Challenges we ran into

A major challenge we fest was the implementation of echoAR. For example, echoAR struggled to recognize our logo as a marker image to display a video on because it did not have enough key points. We also had to make changes to the concept of a virtual manual altogether when we realized that coding for interaction between virtual AR objects generated by echoAR requires a lot more than a basic understanding of Unity.

Accomplishments that we're proud of

We are proud of the fact that we have a genuine application for this product. According to UNICEF, 768 million people use unclean water. This product has the chance to change the scope of the water crisis.

What we learned

Throughout the entire process, we learned so many cool skills that will be invaluable for our future. One of the many skills that we learned was the ability to create AR through echoAR. When we created our echoAR tutorial, we immediately realized the benefits of using this platform. echoAR development allows for much faster and simple ways to build, manage, and eventually deliver our product. We hope to use this echoAR technology in our future endeavors. In addition, another key skill we learned was the development of CAD models. We wanted to create a 3D visual that supplemented our project idea, to enable effective communication of our project. After countless iterations across many days, we were finally able to perfect a probe design that maximized the efficiency of its functions.

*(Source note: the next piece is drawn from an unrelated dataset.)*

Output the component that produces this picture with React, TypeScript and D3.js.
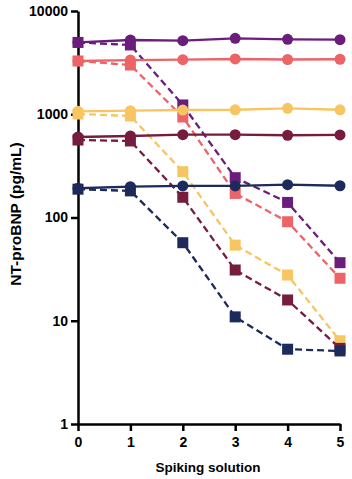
import React, { useRef, useEffect } from 'react';
import * as d3 from 'd3';

const spikes = [0, 1, 2, 3, 4, 5];
const yTicks = [1, 10, 100, 1000, 10000];

const seriesNames = ['purple', 'coral', 'yellow', 'maroon', 'navy'];
const seriesColors = ['#6b1d7c', '#ec6467', '#f7c663', '#761c3f', '#1d2a5c'];

// solid lines with circles
const purpleSolid = [4960, 5240, 5160, 5440, 5320, 5270];
const coralSolid = [3280, 3350, 3380, 3430, 3390, 3410];
const yellowSolid = [1068, 1082, 1099, 1105, 1142, 1105];
const maroonSolid = [602, 616, 634, 634, 626, 630];
const navySolid = [192, 199, 202, 202, 208, 203];

// dashed lines with squares
const purpleDashed = [4960, 4690, 1230, 243, 140, 36.5];
const coralDashed = [3280, 3000, 940, 171, 91, 25.8];
const yellowDashed = [1005, 962, 278, 54, 27.7, 6.4];
const maroonDashed = [563, 551, 157, 31, 15.9, 5.4];
const navyDashed = [188, 181, 57, 10.9, 5.3, 5.1];

const solidSets = [purpleSolid, coralSolid, yellowSolid, maroonSolid, navySolid];
const dashedSets = [purpleDashed, coralDashed, yellowDashed, maroonDashed, navyDashed];

const W = 352, H = 479;
const margin = { left: 78, right: 12, top: 11, bottom: 55 };

export default function App() {
    const svg_ref = useRef(null);
    useEffect(() => {
        draw(svg_ref.current);
    }, []);
    return (
        <svg ref={svg_ref} width={W} height={H}
            style={{ position: 'absolute', left: 0, top: 0, background: '#fff' }}></svg>
    );
}

function draw(node) {
    const svg = d3.select(node);
    svg.selectAll('*').remove();
    const font = 'Liberation Sans, Arial, sans-serif';

    const x = d3.scaleLinear().domain([0, 5]).range([margin.left, W - margin.right]);
    const y = d3.scaleLog().domain([1, 10000]).range([H - margin.bottom, margin.top]);

    // axes
    const xAxis = svg.append('g')
        .attr('transform', `translate(0,${H - margin.bottom})`)
        .call(d3.axisBottom(x).tickValues(spikes).tickSize(7).tickSizeOuter(0).tickPadding(6).tickFormat(d3.format('d')));
    const yAxis = svg.append('g')
        .attr('transform', `translate(${margin.left},0)`)
        .call(d3.axisLeft(y).tickValues(yTicks).tickSize(7).tickSizeOuter(0).tickPadding(3).tickFormat(d3.format('d')));
    [xAxis, yAxis].forEach(a => {
        a.select('.domain').attr('stroke', '#000').attr('stroke-width', 2.5);
        a.selectAll('.tick line').attr('stroke', '#000').attr('stroke-width', 2.5);
        a.selectAll('.tick text').attr('fill', '#000')
            .style('font-family', font).style('font-size', '14px').style('font-weight', 'bold');
    });

    const line = d3.line<number>().x((d, i) => x(spikes[i])).y(d => y(d));

    seriesNames.forEach((name, k) => {
        const c = seriesColors[k];
        const g = svg.append('g').attr('class', name);
        // dashed series
        g.append('path').datum(dashedSets[k])
            .attr('d', line).attr('fill', 'none').attr('stroke', c)
            .attr('stroke-width', 2.3).attr('stroke-dasharray', '7,4');
        g.selectAll('rect').data(dashedSets[k]).enter().append('rect')
            .attr('x', (d, i) => x(spikes[i]) - 5.5).attr('y', d => y(d) - 5.5)
            .attr('width', 11).attr('height', 11).attr('fill', c);
        // solid series
        g.append('path').datum(solidSets[k])
            .attr('d', line).attr('fill', 'none').attr('stroke', c).attr('stroke-width', 2.3);
        g.selectAll('circle').data(solidSets[k]).enter().append('circle')
            .attr('cx', (d, i) => x(spikes[i])).attr('cy', d => y(d))
            .attr('r', 5.5).attr('fill', c);
    });

    // axis titles
    svg.append('text')
        .attr('x', 208).attr('y', 472)
        .attr('text-anchor', 'middle')
        .style('font-family', font).style('font-size', '13.5px').style('font-weight', 'bold')
        .text('Spiking solution');
    svg.append('text')
        .attr('transform', `translate(21,214) rotate(-90)`)
        .attr('text-anchor', 'middle')
        .style('font-family', font).style('font-size', '15.5px').style('font-weight', 'bold')
        .text('NT-proBNP (pg/mL)');
}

What's next for DrinkABLE - A Solution To The Global Water Crisis

The application of DrinkABLE relies on the functionality of a custom probe, which can output the values of different indicators for the purity of the water. While we did create a 3D CAD model of the probe prototype, due to the financial, time, and physical constraints (COVID), we were, unfortunately, unable to create a physical product. In the future, we hope to create a working prototype of this probe, which utilizes attachments of various other sensors. Beyond that, we would also like to add additional indicators for the quality of water. Currently, we have 5 working indicators, including pH, nitrate, DO, BOD, etc. We hope to include indicators beyond that like phosphate and temperature of the water, which will allow for a more comprehensive review of the water. We also hope to translate our echoAR tutorial for multiple languages in order to make the product available for more people.